Write out the full set of records exactly. Any pictures in them do not belong in the copy.

• _EXERCISE MATERIAL_
━━━━

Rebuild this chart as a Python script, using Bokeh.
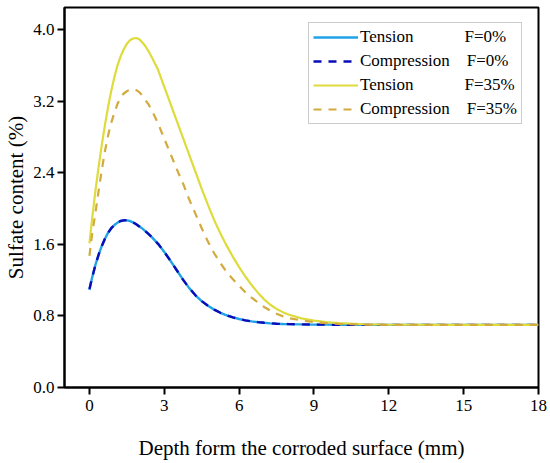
from bokeh.plotting import figure
from bokeh.models import Legend, LegendItem, FixedTicker, Range1d
from bokeh.embed import file_html
from bokeh.resources import INLINE

# Depth from the corroded surface (mm)
depth = [0, 0.1, 0.25, 0.375, 0.5, 0.625, 0.75, 0.875, 1.0, 1.125, 1.25, 1.375,
         1.5, 1.625, 1.75, 1.875, 2.0, 2.125, 2.25, 2.375, 2.5,
         2.75, 3.0, 3.25, 3.5, 3.75, 4.0, 4.25, 4.5, 4.75, 5.0, 5.25, 5.5, 5.75,
         6.0, 6.25, 6.5, 6.75, 7.0, 7.25, 7.5, 7.75, 8.0,
         8.5, 9.0, 9.5, 10, 11, 12, 14, 16, 18]

# Sulfate content (%)
tension_f0 = [1.09, 1.22,
              1.38, 1.49, 1.585, 1.665, 1.73, 1.78, 1.815, 1.842, 1.86, 1.868,
              1.867, 1.86, 1.845, 1.825, 1.80, 1.775, 1.745, 1.713, 1.68,
              1.605, 1.515, 1.415, 1.31, 1.205, 1.11, 1.03, 0.965, 0.913, 0.870,
              0.835, 0.806, 0.783, 0.765, 0.750, 0.739, 0.730, 0.723, 0.717,
              0.713, 0.710, 0.708,
              0.705, 0.703, 0.702, 0.701, 0.70, 0.70, 0.70, 0.70, 0.70]
compression_f0 = [1.10, 1.22,
                  1.38, 1.49, 1.585, 1.665, 1.73, 1.78, 1.815, 1.842, 1.86, 1.868,
                  1.867, 1.86, 1.845, 1.825, 1.80, 1.775, 1.745, 1.713, 1.68,
                  1.605, 1.515, 1.415, 1.31, 1.205, 1.11, 1.03, 0.965, 0.913, 0.870,
                  0.835, 0.806, 0.783, 0.765, 0.750, 0.739, 0.730, 0.723, 0.717,
                  0.713, 0.710, 0.708,
                  0.705, 0.703, 0.702, 0.701, 0.70, 0.70, 0.70, 0.70, 0.70]
tension_f35 = [1.61, 1.87,
               2.22, 2.48, 2.72, 2.94, 3.14, 3.315, 3.47, 3.60, 3.70, 3.78,
               3.84, 3.88, 3.90, 3.905, 3.89, 3.855, 3.81, 3.755, 3.69,
               3.55, 3.36, 3.17, 2.98, 2.79, 2.60, 2.41, 2.22, 2.04, 1.87,
               1.72, 1.585, 1.46, 1.345, 1.24, 1.145, 1.06, 0.985, 0.925,
               0.878, 0.842, 0.813,
               0.772, 0.747, 0.731, 0.72, 0.707, 0.701, 0.70, 0.70, 0.70]
compression_f35 = [1.47, 1.70,
                   1.97, 2.21, 2.44, 2.645, 2.82, 2.96, 3.07, 3.17, 3.24, 3.285,
                   3.31, 3.327, 3.33, 3.322, 3.30, 3.26, 3.21, 3.16, 3.10,
                   2.95, 2.78, 2.61, 2.44, 2.28, 2.10, 1.94, 1.78, 1.63, 1.50,
                   1.39, 1.29, 1.21, 1.135, 1.065, 1.005, 0.95, 0.90, 0.86,
                   0.825, 0.795, 0.775,
                   0.75, 0.73, 0.718, 0.71, 0.703, 0.70, 0.70, 0.70, 0.70]

x_ticks = [0, 3, 6, 9, 12, 15, 18]
y_ticks = [0.0, 0.8, 1.6, 2.4, 3.2, 4.0]
legend_names = ["Tension", "Compression", "Tension", "Compression"]
legend_fractions = ["F=0%", "F=0%", "F=35%", "F=35%"]
legend_gaps = [12, 4, 12, 4]   # non-breaking spaces that align the second column

FONT = "Liberation Serif"

p = figure(width=550, height=463, output_backend="svg", toolbar_location=None,
           x_range=Range1d(-1, 18), y_range=Range1d(0, 4.246),
           min_border_left=64, min_border_right=12, min_border_top=7,
           min_border_bottom=76)
p.xgrid.visible = False
p.ygrid.visible = False
p.outline_line_color = "black"
p.outline_line_width = 2
p.background_fill_color = "white"
p.border_fill_color = "white"

r1 = p.line(depth, tension_f0, line_color="#1fa3e6", line_width=2.4)
r2 = p.line(depth, compression_f0, line_color="#0b0bb8", line_width=2.4,
            line_dash="8 7")
r3 = p.line(depth, tension_f35, line_color="#dedb3c", line_width=2.2)
r4 = p.line(depth, compression_f35, line_color="#d3aa3e", line_width=2.2,
            line_dash="8 7")

for ax in (p.xaxis[0], p.yaxis[0]):
    ax.axis_line_width = 2
    ax.axis_line_color = "black"
    ax.major_tick_line_width = 2
    ax.major_tick_line_color = "black"
    ax.major_tick_out = 7
    ax.major_tick_in = 0
    ax.minor_tick_out = 0
    ax.minor_tick_in = 0
    ax.major_label_text_font = FONT
    ax.major_label_text_font_size = "17px"
    ax.major_label_text_color = "black"
    ax.axis_label_text_font = FONT
    ax.axis_label_text_font_size = "21px"
    ax.axis_label_text_font_style = "normal"
    ax.axis_label_text_color = "black"

p.xaxis[0].ticker = FixedTicker(ticks=x_ticks)
p.yaxis[0].ticker = FixedTicker(ticks=y_ticks)
p.xaxis[0].major_label_overrides = {t: str(t) for t in x_ticks}
p.yaxis[0].major_label_overrides = {t: f"{t:.1f}" for t in y_ticks}
p.xaxis[0].axis_label = "Depth form the corroded surface (mm)"
p.yaxis[0].axis_label = "Sulfate content (%)"
p.xaxis[0].major_label_standoff = 5
p.xaxis[0].axis_label_standoff = 22
p.yaxis[0].major_label_standoff = 3
p.yaxis[0].axis_label_standoff = 2

labels = [n + "\u00a0" * g + f for n, g, f in
          zip(legend_names, legend_gaps, legend_fractions)]
items = [LegendItem(label=lab, renderers=[r]) for lab, r in
         zip(labels, [r1, r2, r3, r4])]
legend = Legend(items=items, location=(244, 263), orientation="vertical",
                glyph_width=45, glyph_height=20, spacing=4, padding=4,
                label_standoff=2, label_height=20,
                label_text_font=FONT, label_text_font_size="17px",
                label_text_color="black",
                border_line_color="#9a9a9a", border_line_width=1,
                background_fill_color="white", background_fill_alpha=1.0)
p.add_layout(legend)

open("out.html", "w").write(file_html(p, INLINE))
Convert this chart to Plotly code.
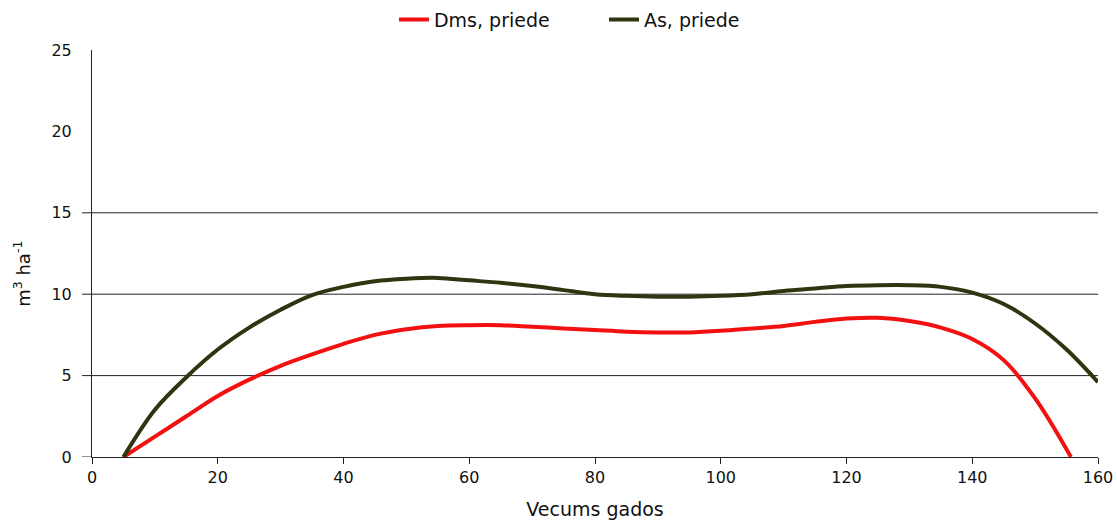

━━━━

• _REPLY TO THE TASK_
Rebuild this chart as a Python script, using Bokeh.
from bokeh.plotting import figure
from bokeh.models import Legend, LegendItem, FixedTicker, Range1d
from bokeh.embed import file_html
from bokeh.resources import INLINE

# Depth from the corroded surface (mm)
depth = [0, 0.1, 0.25, 0.375, 0.5, 0.625, 0.75, 0.875, 1.0, 1.125, 1.25, 1.375,
         1.5, 1.625, 1.75, 1.875, 2.0, 2.125, 2.25, 2.375, 2.5,
         2.75, 3.0, 3.25, 3.5, 3.75, 4.0, 4.25, 4.5, 4.75, 5.0, 5.25, 5.5, 5.75,
         6.0, 6.25, 6.5, 6.75, 7.0, 7.25, 7.5, 7.75, 8.0,
         8.5, 9.0, 9.5, 10, 11, 12, 14, 16, 18]

# Sulfate content (%)
tension_f0 = [1.09, 1.22,
              1.38, 1.49, 1.585, 1.665, 1.73, 1.78, 1.815, 1.842, 1.86, 1.868,
              1.867, 1.86, 1.845, 1.825, 1.80, 1.775, 1.745, 1.713, 1.68,
              1.605, 1.515, 1.415, 1.31, 1.205, 1.11, 1.03, 0.965, 0.913, 0.870,
              0.835, 0.806, 0.783, 0.765, 0.750, 0.739, 0.730, 0.723, 0.717,
              0.713, 0.710, 0.708,
              0.705, 0.703, 0.702, 0.701, 0.70, 0.70, 0.70, 0.70, 0.70]
compression_f0 = [1.10, 1.22,
                  1.38, 1.49, 1.585, 1.665, 1.73, 1.78, 1.815, 1.842, 1.86, 1.868,
                  1.867, 1.86, 1.845, 1.825, 1.80, 1.775, 1.745, 1.713, 1.68,
                  1.605, 1.515, 1.415, 1.31, 1.205, 1.11, 1.03, 0.965, 0.913, 0.870,
                  0.835, 0.806, 0.783, 0.765, 0.750, 0.739, 0.730, 0.723, 0.717,
                  0.713, 0.710, 0.708,
                  0.705, 0.703, 0.702, 0.701, 0.70, 0.70, 0.70, 0.70, 0.70]
tension_f35 = [1.61, 1.87,
               2.22, 2.48, 2.72, 2.94, 3.14, 3.315, 3.47, 3.60, 3.70, 3.78,
               3.84, 3.88, 3.90, 3.905, 3.89, 3.855, 3.81, 3.755, 3.69,
               3.55, 3.36, 3.17, 2.98, 2.79, 2.60, 2.41, 2.22, 2.04, 1.87,
               1.72, 1.585, 1.46, 1.345, 1.24, 1.145, 1.06, 0.985, 0.925,
               0.878, 0.842, 0.813,
               0.772, 0.747, 0.731, 0.72, 0.707, 0.701, 0.70, 0.70, 0.70]
compression_f35 = [1.47, 1.70,
                   1.97, 2.21, 2.44, 2.645, 2.82, 2.96, 3.07, 3.17, 3.24, 3.285,
                   3.31, 3.327, 3.33, 3.322, 3.30, 3.26, 3.21, 3.16, 3.10,
                   2.95, 2.78, 2.61, 2.44, 2.28, 2.10, 1.94, 1.78, 1.63, 1.50,
                   1.39, 1.29, 1.21, 1.135, 1.065, 1.005, 0.95, 0.90, 0.86,
                   0.825, 0.795, 0.775,
                   0.75, 0.73, 0.718, 0.71, 0.703, 0.70, 0.70, 0.70, 0.70]

x_ticks = [0, 3, 6, 9, 12, 15, 18]
y_ticks = [0.0, 0.8, 1.6, 2.4, 3.2, 4.0]
legend_names = ["Tension", "Compression", "Tension", "Compression"]
legend_fractions = ["F=0%", "F=0%", "F=35%", "F=35%"]
legend_gaps = [12, 4, 12, 4]   # non-breaking spaces that align the second column

FONT = "Liberation Serif"

p = figure(width=550, height=463, output_backend="svg", toolbar_location=None,
           x_range=Range1d(-1, 18), y_range=Range1d(0, 4.246),
           min_border_left=64, min_border_right=12, min_border_top=7,
           min_border_bottom=76)
p.xgrid.visible = False
p.ygrid.visible = False
p.outline_line_color = "black"
p.outline_line_width = 2
p.background_fill_color = "white"
p.border_fill_color = "white"

r1 = p.line(depth, tension_f0, line_color="#1fa3e6", line_width=2.4)
r2 = p.line(depth, compression_f0, line_color="#0b0bb8", line_width=2.4,
            line_dash="8 7")
r3 = p.line(depth, tension_f35, line_color="#dedb3c", line_width=2.2)
r4 = p.line(depth, compression_f35, line_color="#d3aa3e", line_width=2.2,
            line_dash="8 7")

for ax in (p.xaxis[0], p.yaxis[0]):
    ax.axis_line_width = 2
    ax.axis_line_color = "black"
    ax.major_tick_line_width = 2
    ax.major_tick_line_color = "black"
    ax.major_tick_out = 7
    ax.major_tick_in = 0
    ax.minor_tick_out = 0
    ax.minor_tick_in = 0
    ax.major_label_text_font = FONT
    ax.major_label_text_font_size = "17px"
    ax.major_label_text_color = "black"
    ax.axis_label_text_font = FONT
    ax.axis_label_text_font_size = "21px"
    ax.axis_label_text_font_style = "normal"
    ax.axis_label_text_color = "black"

p.xaxis[0].ticker = FixedTicker(ticks=x_ticks)
p.yaxis[0].ticker = FixedTicker(ticks=y_ticks)
p.xaxis[0].major_label_overrides = {t: str(t) for t in x_ticks}
p.yaxis[0].major_label_overrides = {t: f"{t:.1f}" for t in y_ticks}
p.xaxis[0].axis_label = "Depth form the corroded surface (mm)"
p.yaxis[0].axis_label = "Sulfate content (%)"
p.xaxis[0].major_label_standoff = 5
p.xaxis[0].axis_label_standoff = 22
p.yaxis[0].major_label_standoff = 3
p.yaxis[0].axis_label_standoff = 2

labels = [n + "\u00a0" * g + f for n, g, f in
          zip(legend_names, legend_gaps, legend_fractions)]
items = [LegendItem(label=lab, renderers=[r]) for lab, r in
         zip(labels, [r1, r2, r3, r4])]
legend = Legend(items=items, location=(244, 263), orientation="vertical",
                glyph_width=45, glyph_height=20, spacing=4, padding=4,
                label_standoff=2, label_height=20,
                label_text_font=FONT, label_text_font_size="17px",
                label_text_color="black",
                border_line_color="#9a9a9a", border_line_width=1,
                background_fill_color="white", background_fill_alpha=1.0)
p.add_layout(legend)

open("out.html", "w").write(file_html(p, INLINE))
Convert this chart to Plotly code.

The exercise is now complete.